Conclusion : We can’t wipe out the corruption in prosecution but we can control it. We are becoming mute witnesses of a lot of scams and corruptions and other wrongs. Its time to wake up and switch on our good conscience against it.
We can’t deny that the justice delivery system is breaking down due to weightage of the pending cases. In a country like India, where about 300 million people are living below poverty line [source – http://www.wakeupcall.org/administration_in_india/poverty_line.php ], it is necessary for law to reach at doorstep inspite of the affected people to approach before the big iron made door of law. New concept of mediation, gramin nyayalaya etc. is a very good approach in this regard but it is not so wide spread and popular till now. We have to keep in mind what Martin Luther King (Jr.) told in 1963, “injustice anywhere is a threat to justice everywhere”.
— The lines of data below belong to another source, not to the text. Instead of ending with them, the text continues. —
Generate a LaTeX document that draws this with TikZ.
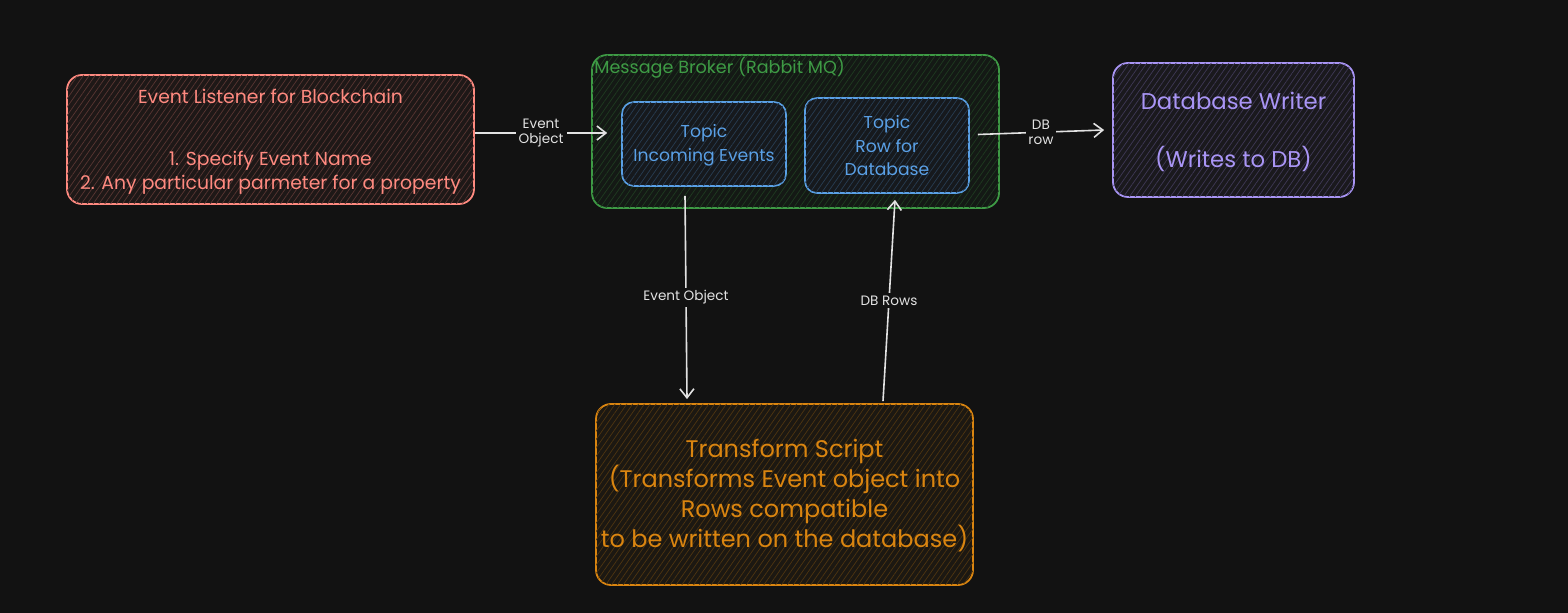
\documentclass[tikz,border=0pt]{standalone}
\usepackage{fontspec}
\setmainfont{Poppins}
\usetikzlibrary{arrows.meta,patterns.meta}
\definecolor{bg}{HTML}{121212}
\definecolor{cred}{HTML}{FF8A80}
\definecolor{cgreen}{HTML}{3E9B45}
\definecolor{cblue}{HTML}{5AA0E6}
\definecolor{cpurple}{HTML}{A995F5}
\definecolor{corange}{HTML}{DA8510}
\definecolor{carrow}{HTML}{E2E2E2}
\tikzset{
  box/.style={draw=#1, line width=0.9pt, rounded corners=7.5pt, inner sep=0pt,
    fill=#1!5!bg,
    postaction={pattern={Lines[angle=55,distance=2.4pt,line width=0.35pt]}, pattern color=#1!30!bg}},
  tbox/.style={draw=#1, line width=0.8pt, rounded corners=6pt, inner sep=0pt,
    fill=#1!5!bg,
    postaction={pattern={Lines[angle=55,distance=2.4pt,line width=0.35pt]}, pattern color=#1!30!bg}},
  txt/.style={text=#1, align=center, inner sep=0pt},
  conn/.style={draw=carrow, line width=0.8pt, -{Straight Barb[length=4.5pt,width=7pt,line width=0.8pt]}},
  lbl/.style={text=carrow, fill=bg, inner sep=1.5pt, align=center, font=\fontsize{6.8}{7.5}\selectfont},
}
\begin{document}
\begin{tikzpicture}[x=0.5pt,y=-0.5pt]
\useasboundingbox[fill=bg] (0,0) rectangle (1568,613);
% boxes
\node[box=cred, minimum width=203.5pt, minimum height=64.5pt] (red) at (270.5,139.5) {};
\node[box=cgreen, minimum width=203.5pt, minimum height=76.5pt] (broker) at (795.5,131.5) {};
\node[tbox=cblue, minimum width=82pt, minimum height=42pt] (topic1) at (704,144) {};
\node[tbox=cblue, minimum width=82pt, minimum height=47.5pt] (topic2) at (887,145.5) {};
\node[box=cpurple, minimum width=120.5pt, minimum height=67pt] (writer) at (1233.5,130) {};
\node[box=corange, minimum width=188.5pt, minimum height=90.5pt] (transform) at (784.5,494.5) {};
% texts
\node[txt=cred, font=\fontsize{9.4}{12}\selectfont] (redtitle) at (270.5,96) {Event Listener for Blockchain};
\node[txt=cred, font=\fontsize{9.4}{12}\selectfont] (redbody) at (270.5,173) {1. Specify Event Name\\2. Any particular parmeter for a property};
\node[txt=cgreen, font=\fontsize{8.8}{10}\selectfont, anchor=west] (brokertitle) at (594,68) {Message Broker (Rabbit MQ)};
\node[txt=cblue, font=\fontsize{8.6}{12}\selectfont] (t1text) at (704,145) {Topic\\Incoming Events};
\node[txt=cblue, font=\fontsize{8.6}{11.75}\selectfont] (t2text) at (887,146) {Topic\\Row for\\Database};
\node[txt=cpurple, font=\fontsize{11.4}{12}\selectfont] (w1) at (1233.5,101) {Database Writer};
\node[txt=cpurple, font=\fontsize{11.4}{12}\selectfont] (w2) at (1233.5,159) {(Writes to DB)};
\node[txt=corange, font=\fontsize{12}{15}\selectfont] (ttext) at (784.5,496) {Transform Script\\(Transforms Event object into\\Rows compatible\\to be written on the database)};
% connectors
\draw[conn] ([yshift=3.25pt]red.east) -- node[lbl] (l1) {Event\\Object} ([xshift=-7pt,yshift=5.5pt]topic1.west);
\draw[conn] ([xshift=4pt,yshift=5.5pt]topic2.east) -- node[lbl] (l2) {DB\\row} ([xshift=-4pt]writer.west);
\draw[conn] ([xshift=-9.5pt,yshift=-4.5pt]topic1.south) -- node[lbl] (l3) {Event Object} ([xshift=-48.75pt,yshift=2pt]transform.north);
\draw[conn] ([xshift=49.25pt,yshift=1pt]transform.north) -- node[lbl] (l4) {DB Rows} ([xshift=4pt,yshift=-3pt]topic2.south);
\end{tikzpicture}
\end{document}
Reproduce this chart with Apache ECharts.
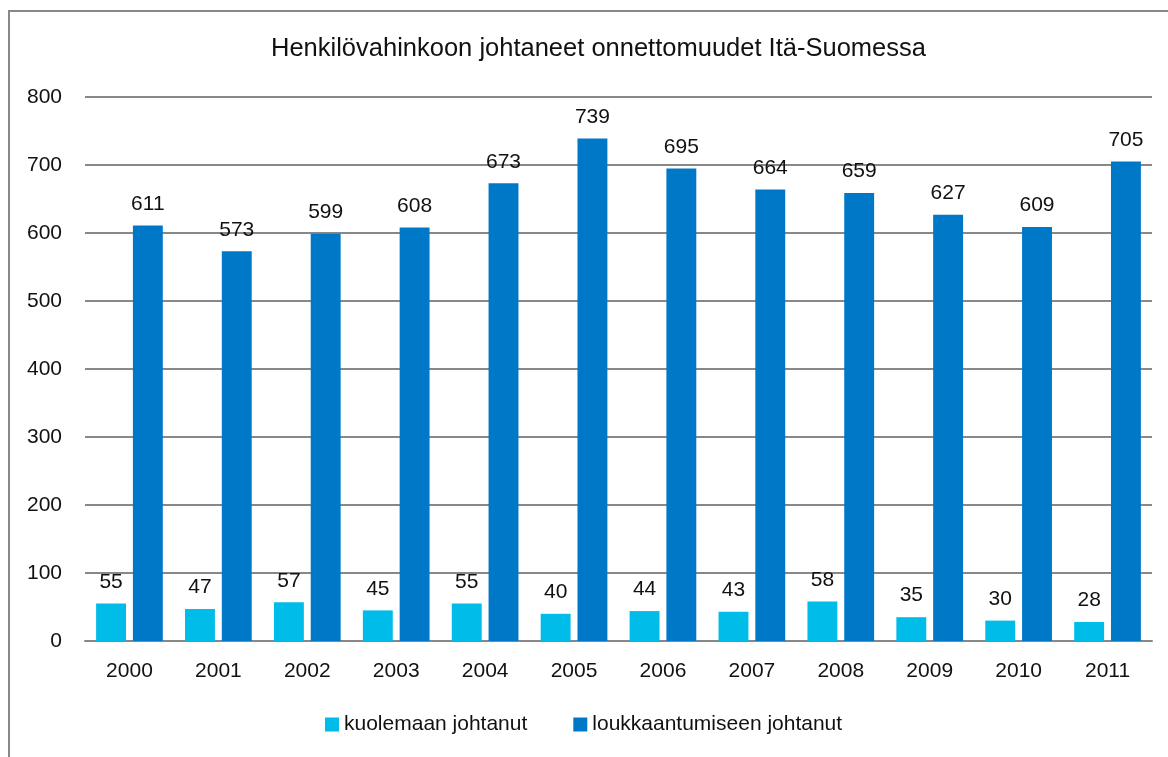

I know it very well that “Everything has been said already, but as no one listens, we must always begin again.” (Andre Gide a French thinker and writer). Till its success I have nothing to do except hope for the best, hope for the right for justice.
P.S. – Just heard that three new High Courts in the north-eastern states of Tripura, Manipur and Meghalaya may soon be set up as present Law Minister Dr. Veerappa Moily has submitted in a memorandum to the union cabinet in a move that would require amendment of the North-Eastern Areas (Reorganisation) Act 1971. One step closer to the goal of justice?